We weren't planning to end up at Anna Bannanas.
The power was out at our office because Portland Bagelworks had exploded. A sickly plume of smoke was still visible in the distance. So we held our weekly culture meeting in our favorite cafe on nearby Northwest 21st Avenue, where a Halloween skeleton was so well hidden behind a pillar it actually frightened you as you turned the corner.
And it was the best meeting we had all year—more productive, more convivial, more full of coffee refills and banana bread and mildly pornographic local art. Our baristas filled us in on news about the explosion that our own paper had reported. Hell, we liked it so much at Anna Bannanas, we had our next meeting there, too.

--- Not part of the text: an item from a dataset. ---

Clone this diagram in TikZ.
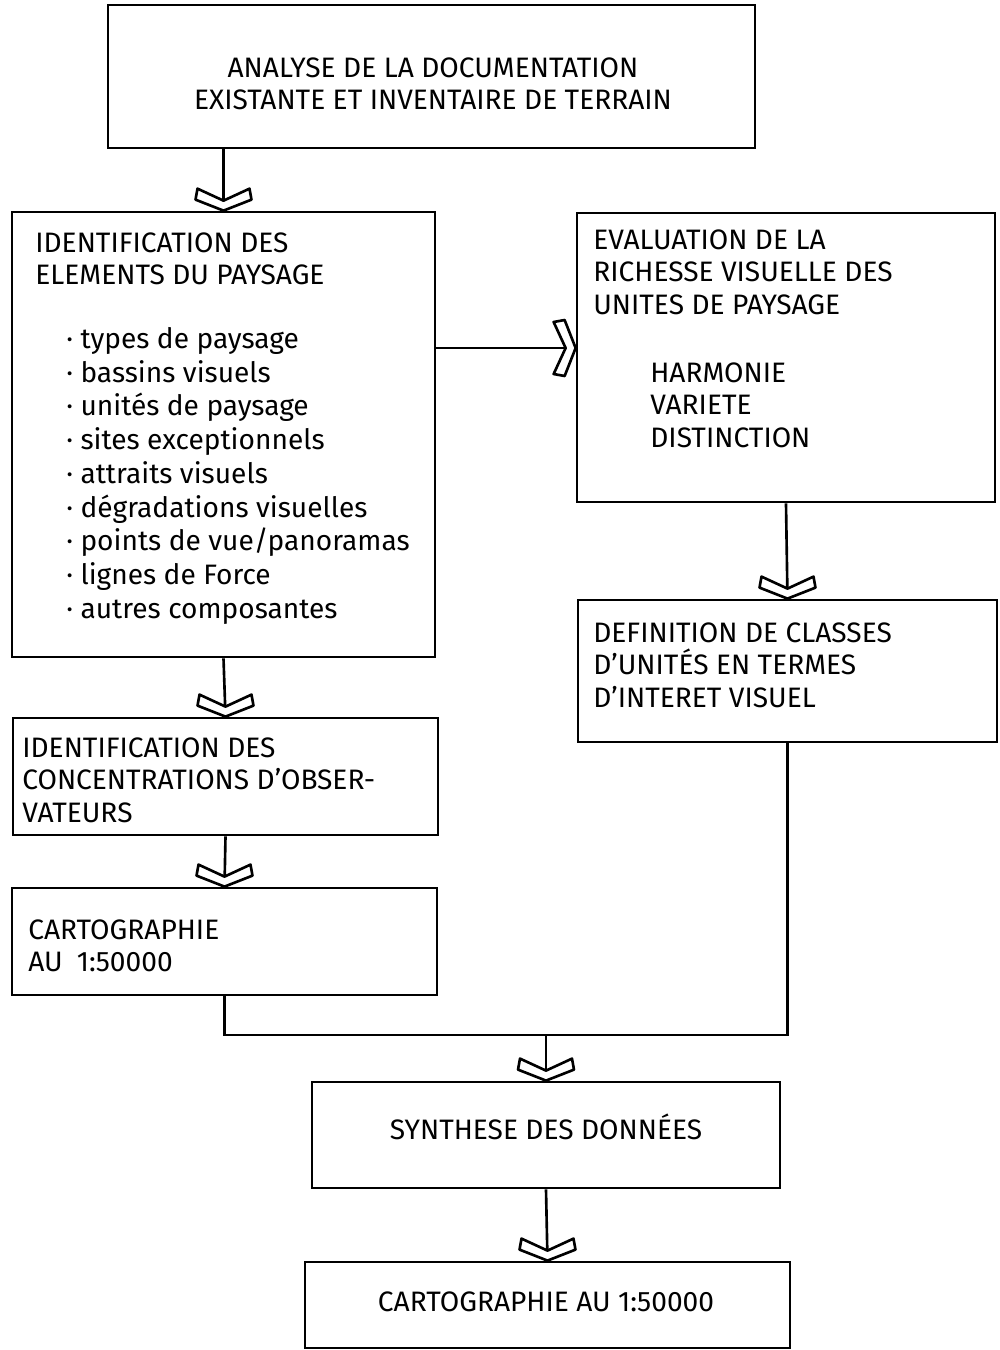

It was a reminder that Portland coffee culture isn't just about austere minimalism and brand-new trends in half-crack, ultra-light roasting. Old-guard cafes like Anna Bannanas are places where the San Fran life-disruptor programming a righteous dogsitting app has to recognize she's part of the same community as that guy who makes his own pants.
A coffee town with Heart and Coava and Water Avenue has nothing left to prove—the coffee wars are over, and we won. In readers' polls, Seattle's favorite coffee is Stumptown. So now maybe all cafes don't have to be third-wave churches anymore. If you secretly need daily affirmations from Dutch Bros., indulge your obsession. If you want to get whipped cream on your Americano, life's your huckleberry.
So while we were impressed to discover just how good Five Points coffee roasting has gotten in the six years it's been at it, we're just as revved up about places devoted to providing a good place to hang, like a new sneakerhead cafe serving a LeBronald Palmer coffee drink, a coffee shop run by an ad firm that has crazy Thai-chile syrups, and, yes, a brick-and-mortar from stoked-on-life Oregon chain Dutch Bros.
Go ahead. Do it. Order your direct-trade, shade-grown, single-source espresso with whip. It'll be good for your soul.